Her choice of examples and individuals significantly influences the general direction and outcome of the book. However, some of her analyses appear repetitive. For instance, Theodore Roosevelt is not a surprising choice considering the general thesis of the book. However, the majority of the parts include fascinating stories. She describes the interactions between the civilization discourse and the gender discourse as well as race and the evolution of the interactions over time (Bederman 1995). The author’s argument would have been more compelling if more insightful readings by intellectuals had been included instead of details about Roosevelt.
It is evident in reading the book that the author sought to position the study of gender in the middle of the power relations noted in the Progressive Era. Viewing masculinity as a continual, dynamic process, the author describes the replacement of the concept of “manliness” with that of “masculinity.” A moral dimension is evident in the former as it implied “self-restraint, iron will and a strong character” while masculinity associated with the period after 1890 is mainly about “aggressiveness, physical force and male sexuality” (Bederman 1995, 95). The latter celebrates the primitive natural man. Unfortunately, the discourse of civilization subsumes the shifting ideals regarding the construction of maleness. In trying to connect womanhood with the highest exemplar of civilization, this undercuts her failure in recognizing the implications of those that contributed in shoring up racist power. In doing so, she suggests that feminism shares links with white supremacy. At the same time, she argues that male dominance shares strong links with this phenomenon too. The author’s usage of anti-lynching activism that Ida B. Wells promoted exemplifies the fundamental nature of the concept of civilization and its inherent centrality of white supremacy in the manly views that white men held about themselves.
The prominence of the idea in the American psyche made it possible for Wells to influence the conversation on lynching and African Americans by labeling the whites as uncivilized for their passive and active support for the lynching of blacks. In response to the oppression and lynching, activism enabled the society to start finding African Americans as civilized, but significant hurdles remained. Similarly, the coverage on Charlotte Perkins Gilman exhibits the challenges that women were also facing as they sought recognition. White feminists argued that white women should be part of civilization (Bederman, 1995). However, a concern that arises in her coverage of the racially-based feminism is that the content is ineffective in advancing her argument on how manliness, race and civilization are related. The coverage only offers unrelated
information.
Bederman (1995) provides numerous fascinating plots and stories that offer insights into the gradual rise of the discourse of civilization. She makes a persuasive call in describing the parallel existing between “race suicide” and neurasthenia, dangers facing the upper and middle-class Americans.

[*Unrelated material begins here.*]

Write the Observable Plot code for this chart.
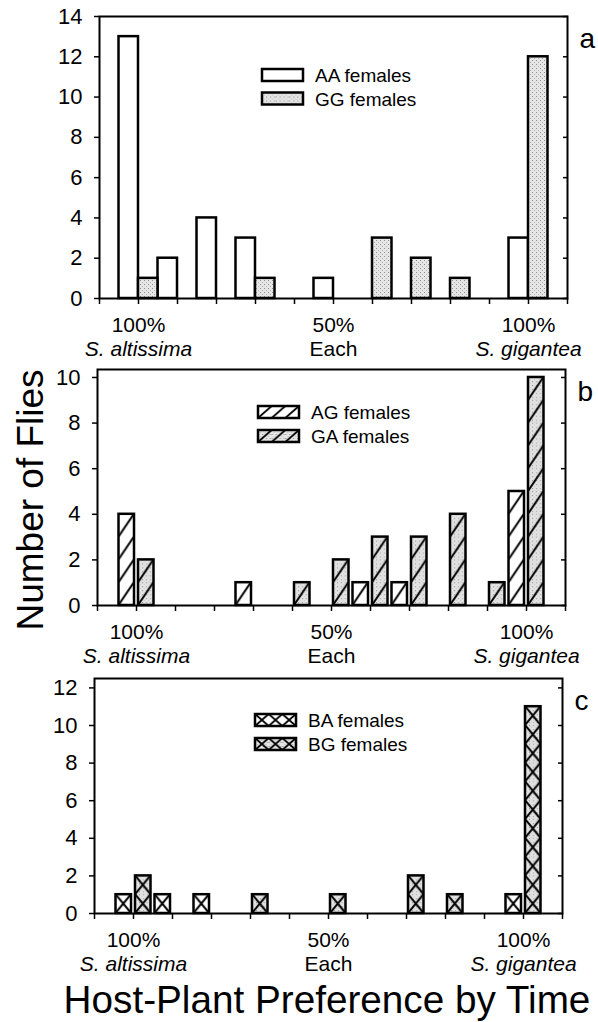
<!DOCTYPE html>
<html>
<head>
<meta charset="utf-8">
<script src="https://cdn.jsdelivr.net/npm/d3@7"></script>
<script src="https://cdn.jsdelivr.net/npm/@observablehq/plot@0.6"></script>
<style>
  body { margin: 0; background: #fff; }
  #root { position: relative; width: 598px; height: 1022px; overflow: hidden; background: #fff; }
  #root > svg { position: absolute; left: 0; }
</style>
</head>
<body>
<div id="root"></div>
<script>
// ---------------- data ----------------
const bins = [0, 1, 2, 3, 4, 5, 6, 7, 8, 9, 10];          // preference classes
const binEdges = [-1, 0, 1, 2, 3, 4, 5, 6, 7, 8, 9, 10, 11]; // x tick marks
const aaFemales = [13, 2, 4, 3, 0, 1, 0, 0, 0, 0, 3];
const ggFemales = [1, 0, 0, 1, 0, 0, 3, 2, 1, 0, 12];
const agFemales = [4, 0, 0, 1, 0, 0, 1, 1, 0, 0, 5];
const gaFemales = [2, 0, 0, 0, 1, 2, 3, 3, 4, 1, 10];
const baFemales = [1, 1, 1, 0, 0, 0, 0, 0, 0, 0, 1];
const bgFemales = [2, 0, 0, 1, 0, 1, 0, 2, 1, 0, 11];
const tickBins = [0, 5, 10];
const tickPct = ["100%", "50%", "100%"];
const tickName = ["S. altissima", "Each", "S. gigantea"];
const tickItalic = [true, false, true];
const yTicksA = [0, 2, 4, 6, 8, 10, 12, 14];
const yTicksB = [0, 2, 4, 6, 8, 10];
const yTicksC = [0, 2, 4, 6, 8, 10, 12];
const namesA = ["AA females", "GG females"];
const namesB = ["AG females", "GA females"];
const namesC = ["BA females", "BG females"];
const yLabel = "Number of Flies";
const xTitle = "Host-Plant Preference by Time";

// ---------------- layout ----------------
const FONT = '"Liberation Sans", Arial, Helvetica, sans-serif';
const W = 598;
const layout = {
  a: {top: 16, zero: 298, left: 99, right: 567, yTop: 14, inset: 0, legendX: 262, legendY: [75, 98.5], style: "plain"},
  b: {top: 369, zero: 605, left: 97, right: 565, yTop: 10.35, inset: 2, legendX: 258, legendY: [412, 436], style: "hatch"},
  c: {top: 678, zero: 913, left: 94, right: 562, yTop: 12.5, inset: 2, legendX: 255, legendY: [720, 744], style: "cross"}
};

const root = d3.select("#root");

// global defs
const defsSvg = root.append("svg").attr("width", 0).attr("height", 0).style("top", "0px");
const defs = defsSvg.append("defs");
const stip = defs.append("pattern").attr("id", "stip").attr("patternUnits", "userSpaceOnUse")
  .attr("width", 4).attr("height", 4);
stip.append("rect").attr("width", 4).attr("height", 4).attr("fill", "#e6e6e6");
stip.append("rect").attr("x", 0).attr("y", 0).attr("width", 1).attr("height", 1).attr("fill", "#8e8e8e");
stip.append("rect").attr("x", 2).attr("y", 2).attr("width", 1).attr("height", 1).attr("fill", "#b0b0b0");

function addPattern(id, kind, bg, x0, y0, tw, th, bw) {
  const p = defs.append("pattern").attr("id", id).attr("patternUnits", "userSpaceOnUse")
    .attr("x", x0).attr("y", y0).attr("width", tw).attr("height", th);
  p.append("rect").attr("width", tw).attr("height", th).attr("fill", bg);
  if (kind === "hatch" || kind === "cross") {
    p.append("line").attr("x1", 0).attr("y1", th).attr("x2", bw).attr("y2", 0)
      .attr("stroke", "black").attr("stroke-width", 2);
  }
  if (kind === "cross") {
    p.append("line").attr("x1", 0).attr("y1", 0).attr("x2", bw).attr("y2", th)
      .attr("stroke", "black").attr("stroke-width", 2);
  }
  return `url(#${id})`;
}

function panel(key, s1, s2, yTicks) {
  const L = layout[key];
  const mt = 12, mb = 70;
  const H = (L.zero - L.top) + mt + mb;
  const tw = (L.right - L.left) / 24;                 // half a class, in px
  const th = (L.zero - L.top) / L.yTop;              // one fly, in px
  const x0 = L.left + (L.right - L.left) * (0.5 / 12) + L.inset;
  const y0 = L.zero - L.top + mt;                    // baseline inside svg
  const bw = tw - 2 * L.inset;
  let fills;
  if (L.style === "plain") fills = ["white", "url(#stip)"];
  else fills = [
    addPattern(`p-${key}-0`, L.style, "white", x0, y0, tw, th, bw),
    addPattern(`p-${key}-1`, L.style, "url(#stip)", x0, y0, tw, th, bw)
  ];
  const d1 = bins.map((c, i) => ({c, v: s1[i]})).filter(d => d.v > 0);
  const d2 = bins.map((c, i) => ({c, v: s2[i]})).filter(d => d.v > 0);
  const ticks = tickBins.map((b, i) => ({b, pct: tickPct[i], name: tickName[i], italic: tickItalic[i]}));
  const plot = Plot.plot({
    width: W, height: H,
    marginTop: mt, marginBottom: mb, marginLeft: L.left, marginRight: W - L.right,
    x: {domain: [-1, 11], label: null},
    y: {domain: [0, L.yTop], label: null},
    style: {fontFamily: FONT, background: "transparent", color: "black", overflow: "visible"},
    marks: [
      Plot.rect(d1, {x1: d => d.c - 0.5, x2: d => d.c, y1: 0, y2: "v", fill: fills[0], stroke: "black",
        strokeWidth: 2.5, insetLeft: L.inset, insetRight: L.inset}),
      Plot.rect(d2, {x1: d => d.c, x2: d => d.c + 0.5, y1: 0, y2: "v", fill: fills[1], stroke: "black",
        strokeWidth: 2.5, insetLeft: L.inset, insetRight: L.inset}),
      Plot.frame({stroke: "black", strokeWidth: 2}),
      Plot.axisY(yTicks, {anchor: "left", tickSize: 5, tickPadding: 12, fontSize: 22, strokeWidth: 1.5, label: null}),
      Plot.axisY(yTicks, {anchor: "right", tickSize: 5, dx: -5, tickFormat: () => "", strokeWidth: 1.5, label: null}),
      Plot.axisX(binEdges, {anchor: "bottom", tickSize: 6, tickFormat: () => "", strokeWidth: 1.5, label: null}),
      Plot.text(ticks, {x: "b", text: "pct", frameAnchor: "bottom", lineAnchor: "bottom", dy: 33, fontSize: 21, fill: "black"}),
      Plot.text(ticks.filter(d => d.italic), {x: "b", text: "name", frameAnchor: "bottom", lineAnchor: "bottom", dy: 57, fontSize: 21, fontStyle: "italic", fill: "black"}),
      Plot.text(ticks.filter(d => !d.italic), {x: "b", text: "name", frameAnchor: "bottom", lineAnchor: "bottom", dy: 57, fontSize: 21, fill: "black"}),
      Plot.text([key], {text: d => d, frameAnchor: "top-right", textAnchor: "start", lineAnchor: "bottom", dx: 12, dy: 31, fontSize: 28, fill: "black"})
    ]
  });
  plot.style.top = (L.top - mt) + "px";
  root.node().appendChild(plot);
}

panel("a", aaFemales, ggFemales, yTicksA);
panel("b", agFemales, gaFemales, yTicksB);
panel("c", baFemales, bgFemales, yTicksC);

// overlay: legends and titles
const ov = root.append("svg").attr("width", W).attr("height", 1022).style("top", "0px")
  .style("font-family", FONT);
const ovDefs = ov.append("defs");
function legendPattern(id, kind, bg, x, y) {
  const tw = 41 / 3, th = 12;
  const p = ovDefs.append("pattern").attr("id", id).attr("patternUnits", "userSpaceOnUse")
    .attr("x", x).attr("y", y).attr("width", tw).attr("height", th);
  p.append("rect").attr("width", tw).attr("height", th).attr("fill", bg);
  if (kind !== "plain") p.append("line").attr("x1", 0).attr("y1", th).attr("x2", tw).attr("y2", 0).attr("stroke", "black").attr("stroke-width", 1.8);
  if (kind === "cross") p.append("line").attr("x1", 0).attr("y1", 0).attr("x2", tw).attr("y2", th).attr("stroke", "black").attr("stroke-width", 1.8);
  return `url(#${id})`;
}
const legendNames = {a: namesA, b: namesB, c: namesC};
for (const key of ["a", "b", "c"]) {
  const L = layout[key];
  legendNames[key].forEach((name, i) => {
    const x = L.legendX, y = L.legendY[i] - 6;
    const fill = legendPattern(`lg-${key}-${i}`, L.style, i === 0 ? "white" : "url(#stip)", x, y);
    ov.append("rect").attr("x", x).attr("y", y).attr("width", 41).attr("height", 12)
      .attr("fill", fill).attr("stroke", "black").attr("stroke-width", 2.5);
    ov.append("text").attr("x", x + 53).attr("y", L.legendY[i] + 7).attr("font-size", 19)
      .attr("fill", "black").text(name);
  });
}
ov.append("text").attr("transform", "translate(43,500) rotate(-90)").attr("text-anchor", "middle")
  .attr("font-size", 37).attr("fill", "black").text(yLabel);
ov.append("text").attr("x", 327).attr("y", 1013).attr("text-anchor", "middle")
  .attr("font-size", 38.7).attr("fill", "black").text(xTitle);
</script>
</body>
</html>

For her, the “highly evolved” were the only susceptible because of their high level of civilization, which placed demands on them (Bederman 1995, 85). However, confusion arises as she argues that evolution glorified strength rather than debility. Despite the chronological arrangement of her work, the questionable analytic arrangement renders the work contradictory. Such difficulty is expected as Watts (2010) noted that every person is gendered and situated historically in some way, which makes it difficult to compose a genuinely objective commentary (201). She fails to cover the cultural wars present at the time. Linking white supremacy, evolutionary advancement and male dominance to powerful figures alone fails to include the primary concerns of those responsible for initiating them.

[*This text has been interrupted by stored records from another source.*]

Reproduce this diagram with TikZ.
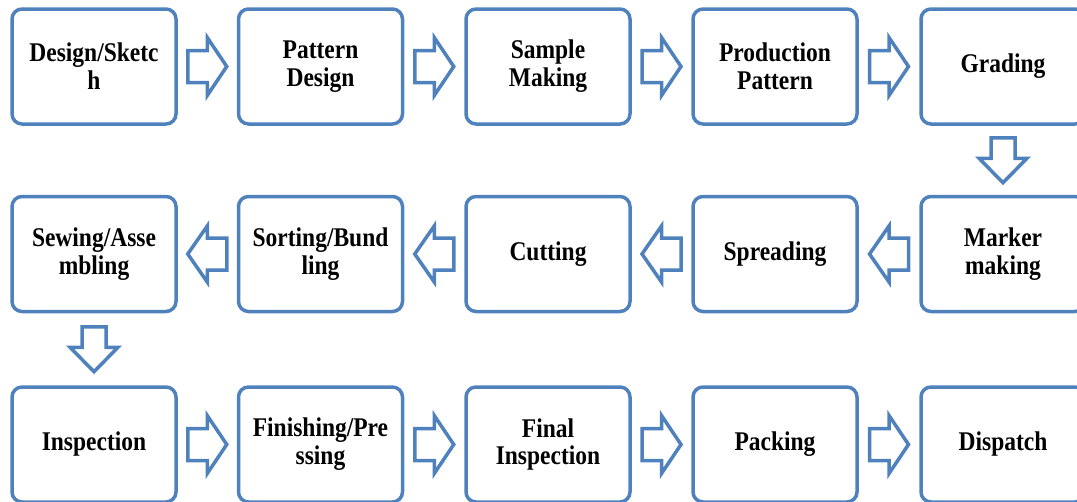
\documentclass[tikz,border=0pt]{standalone}
\usepackage{fontspec}
\setmainfont{Liberation Serif}[FakeStretch=0.87]
\usetikzlibrary{calc}
\definecolor{bx}{RGB}{79,129,189}
\tikzset{
  box/.style={draw=bx, line width=3.5pt, rounded corners=10pt, minimum width=164pt, minimum height=115pt,
    align=center, inner sep=0pt, font=\fontsize{27}{28}\selectfont\bfseries},
  blk/.style={draw=bx, line width=3.5pt, fill=white, line join=miter},
  rarr/.pic={\draw[blk] (-19.5,16) -- (0,16) -- (0,29) -- (19.5,0) -- (0,-29) -- (0,-16) -- (-19.5,-16) -- cycle;},
  larr/.pic={\draw[blk] (19.5,16) -- (0,16) -- (0,28) -- (-19.5,0) -- (0,-28) -- (0,-16) -- (19.5,-16) -- cycle;},
  darr/.pic={\draw[blk] (-12,-22.5) -- (12,-22.5) -- (12,-2) -- (24,-2) -- (0,22.5) -- (-24,-2) -- (-12,-2) -- cycle;}
}
\begin{document}
\begin{tikzpicture}[x=1pt,y=-1pt]
\useasboundingbox (0,0) rectangle (1077,501);
% row 1
\node[box] (a1) at (94,66.5) {Design/Sketc\\h};
\node[box] (a2) at (320.5,66.5) {Pattern\\Design};
\node[box] (a3) at (548,66.5) {Sample\\Making};
\node[box] (a4) at (775,66.5) {Production\\Pattern};
\node[box] (a5) at (1003,66.5) {Grading};
% row 2
\node[box] (b1) at (94,254) {Sewing/Asse\\mbling};
\node[box] (b2) at (320.5,254) {Sorting/Bund\\ling};
\node[box] (b3) at (548,254) {Cutting};
\node[box] (b4) at (775,254) {Spreading};
\node[box] (b5) at (1003,254) {Marker\\making};
% row 3
\node[box] (c1) at (94,444.5) {Inspection};
\node[box] (c2) at (320.5,444.5) {Finishing/Pre\\ssing};
\node[box] (c3) at (548,444.5) {Final\\Inspection};
\node[box] (c4) at (775,444.5) {Packing};
\node[box] (c5) at (1003,444.5) {Dispatch};
% arrows
\pic at ($(a1.east)!0.5!(a2.west)$) {rarr};
\pic at ($(a2.east)!0.5!(a3.west)$) {rarr};
\pic at ($(a3.east)!0.5!(a4.west)$) {rarr};
\pic at ($(a4.east)!0.5!(a5.west)$) {rarr};
\pic at ($(a5.south)!0.5!(b5.north)$) {darr};
\pic at ($(b5.west)!0.5!(b4.east)$) {larr};
\pic at ($(b4.west)!0.5!(b3.east)$) {larr};
\pic at ($(b3.west)!0.5!(b2.east)$) {larr};
\pic at ($(b2.west)!0.5!(b1.east)$) {larr};
\pic at ($(b1.south)!0.5!(c1.north)$) {darr};
\pic at ($(c1.east)!0.5!(c2.west)$) {rarr};
\pic at ($(c2.east)!0.5!(c3.west)$) {rarr};
\pic at ($(c3.east)!0.5!(c4.west)$) {rarr};
\pic at ($(c4.east)!0.5!(c5.west)$) {rarr};
\end{tikzpicture}
\end{document}
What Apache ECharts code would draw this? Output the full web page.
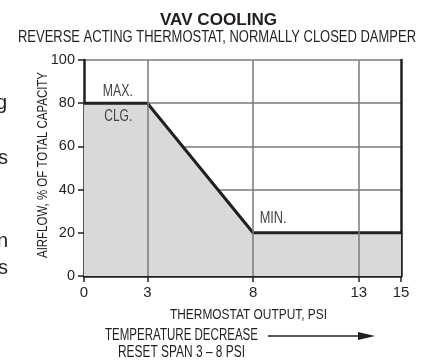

The author acknowledges the possibility that humans change their ways and outlooks, but the process of change is not straightforward. The advancement of civilization is a central aspect of the book. The advancement translates to changes in how humans live. However, due to the “many potential ambiguities and contradictions exist within any discourse”, she notes that “many possibilities for dissent and resistance always remain” (Bederman 1995, 24). The struggles involved are evident from the first debate from the beginning of the book as the whites reacted violently to the Jackson Johnson’s win over Jim Jeffries in the heavyweight boxing match. As evident in Ida B. Wells’ resistance to lynching, cultural currents were mostly present in efforts to remake the existing ideologies of manhood (Bederman 1995). Mainly, her interest was to show how middle-class men actively sought to reinforce their male dominance and the race was a factor that became central to their gender. Gender becomes a historically ideological process in which individuals “position themselves as men or as women” (Bederman 1995, 7). Evidently, the evolving nature of human nature becomes evident from the challenges that the cultural ideals of manhood face because of shifts in values.
Conclusion
Evidently, the book provides an interesting perspective on the manly and masculine elements and the changes experienced in the Progressive Era. The analysis of different cases is not only thought-provoking but is also strikingly original. Her work is vivid and gives rich details in its discussion of the prominent individuals of the Progressive Era, even though some flaws and inconsistencies are notable in the book. Unfortunately, questions are bound to arise because of the author’s reliance on a narrow evidentiary base and the uncertainty over the reliability of some claims made. Nevertheless, the book offers an enlightening perspective on how eminent figures of the Progressive Era used masculinity and civilization in furthering their ends.
Citations
Bederman, Gail. Manliness & Civilization: A Cultural History of Gender and Race in the United States, 1880-1917. Chicago; London: The University of Chicago Press, 1995.
Parker, Maegan. “Desiring Citizenship: A Rhetorical Analysis of the Wells/Willard Controversy.” Women's Studies in Communication 31, no. 1 (2010): 56-78.
Watts, Roderick J. “Advancing a Community Psychology of Men.” American Journal of Community Psychology 45, no. 1-2 (2010): 201–211.